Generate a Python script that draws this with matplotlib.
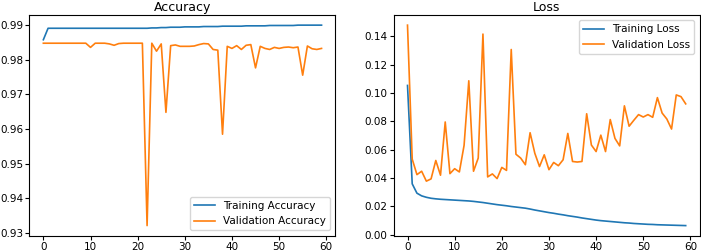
import numpy as np
import matplotlib
matplotlib.use("Agg")
import matplotlib.pyplot as plt

# training history values (60 epochs)
epochs = np.arange(60)

train_acc = [0.9857, 0.9890, 0.9890, 0.9890, 0.9890, 0.9890, 0.9890, 0.9890, 0.9890, 0.9890,
             0.9890, 0.9890, 0.9890, 0.9890, 0.9890, 0.9890, 0.9890, 0.9890, 0.9890, 0.9890,
             0.9890, 0.9890, 0.9890, 0.9891, 0.9891, 0.9892, 0.9892, 0.9893, 0.9893, 0.9893,
             0.9894, 0.9894, 0.9894, 0.9894, 0.9895, 0.9895, 0.9895, 0.9895, 0.9896, 0.9896,
             0.9896, 0.9896, 0.9896, 0.9897, 0.9897, 0.9897, 0.9897, 0.9897, 0.9898, 0.9898,
             0.9898, 0.9898, 0.9898, 0.9898, 0.9899, 0.9899, 0.9899, 0.9899, 0.9899, 0.9899]

val_acc = [0.9847, 0.9847, 0.9847, 0.9847, 0.9847, 0.9847, 0.9847, 0.9847, 0.9847, 0.9847,
           0.9835, 0.9847, 0.9847, 0.9847, 0.9845, 0.9841, 0.9846, 0.9847, 0.9847, 0.9847,
           0.9847, 0.9847, 0.9322, 0.9847, 0.9824, 0.9845, 0.9648, 0.9840, 0.9842, 0.9838,
           0.9838, 0.9838, 0.9839, 0.9843, 0.9846, 0.9845, 0.9829, 0.9827, 0.9585, 0.9838,
           0.9832, 0.9840, 0.9829, 0.9841, 0.9843, 0.9776, 0.9838, 0.9832, 0.9829, 0.9835,
           0.9832, 0.9835, 0.9836, 0.9834, 0.9836, 0.9755, 0.9839, 0.9831, 0.9829, 0.9832]

train_loss = [0.1053, 0.0358, 0.0292, 0.0273, 0.0263, 0.0256, 0.0252, 0.0249, 0.0247, 0.0245,
              0.0243, 0.0241, 0.0239, 0.0237, 0.0234, 0.0230, 0.0226, 0.0221, 0.0216, 0.0211,
              0.0207, 0.0203, 0.0198, 0.0194, 0.0190, 0.0186, 0.0180, 0.0173, 0.0167, 0.0161,
              0.0155, 0.0150, 0.0144, 0.0139, 0.0133, 0.0128, 0.0123, 0.0117, 0.0112, 0.0107,
              0.0102, 0.0098, 0.0095, 0.0092, 0.0089, 0.0086, 0.0083, 0.0081, 0.0078, 0.0076,
              0.0074, 0.0072, 0.0071, 0.0069, 0.0068, 0.0067, 0.0066, 0.0065, 0.0064, 0.0063]

val_loss = [0.1479, 0.0533, 0.0423, 0.0447, 0.0377, 0.0393, 0.0523, 0.0419, 0.0795, 0.0430,
            0.0465, 0.0442, 0.0630, 0.1086, 0.0447, 0.0540, 0.1416, 0.0407, 0.0428, 0.0395,
            0.0474, 0.0453, 0.1307, 0.0567, 0.0540, 0.0493, 0.0719, 0.0574, 0.0480, 0.0563,
            0.0458, 0.0509, 0.0486, 0.0528, 0.0714, 0.0516, 0.0512, 0.0516, 0.0853, 0.0632,
            0.0586, 0.0702, 0.0586, 0.0812, 0.0679, 0.0626, 0.0909, 0.0765, 0.0807, 0.0847,
            0.0830, 0.0847, 0.0828, 0.0967, 0.0858, 0.0816, 0.0745, 0.0986, 0.0974, 0.0923]

plt.rcParams["font.size"] = 7.5

fig, (ax1, ax2) = plt.subplots(1, 2, figsize=(7.01, 2.52), dpi=100)
fig.subplots_adjust(left=0.042, right=0.998, top=0.94, bottom=0.065, wspace=0.19)

ax1.plot(epochs, train_acc, lw=1.2, label="Training Accuracy")
ax1.plot(epochs, val_acc, lw=1.2, label="Validation Accuracy")
ax1.set_title("Accuracy", fontsize=9, pad=3)
ax1.legend(loc="lower right")

ax2.plot(epochs, train_loss, lw=1.2, label="Training Loss")
ax2.plot(epochs, val_loss, lw=1.2, label="Validation Loss")
ax2.set_title("Loss", fontsize=9, pad=3)
ax2.legend(loc="upper right")

for ax in (ax1, ax2):
    ax.tick_params(pad=1.5, length=3)

fig.savefig("out.png", dpi=100)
****************
■ SHORT PROBLEM ■
Copy nothing but the lines from the top of the material through the line holding "0.9899, 0.9899, 0.9899]", exactly as written; omit pictures.

■ IN RESPONSE ■
Generate a Python script that draws this with matplotlib.
import numpy as np
import matplotlib
matplotlib.use("Agg")
import matplotlib.pyplot as plt

# training history values (60 epochs)
epochs = np.arange(60)

train_acc = [0.9857, 0.9890, 0.9890, 0.9890, 0.9890, 0.9890, 0.9890, 0.9890, 0.9890, 0.9890,
             0.9890, 0.9890, 0.9890, 0.9890, 0.9890, 0.9890, 0.9890, 0.9890, 0.9890, 0.9890,
             0.9890, 0.9890, 0.9890, 0.9891, 0.9891, 0.9892, 0.9892, 0.9893, 0.9893, 0.9893,
             0.9894, 0.9894, 0.9894, 0.9894, 0.9895, 0.9895, 0.9895, 0.9895, 0.9896, 0.9896,
             0.9896, 0.9896, 0.9896, 0.9897, 0.9897, 0.9897, 0.9897, 0.9897, 0.9898, 0.9898,
             0.9898, 0.9898, 0.9898, 0.9898, 0.9899, 0.9899, 0.9899, 0.9899, 0.9899, 0.9899]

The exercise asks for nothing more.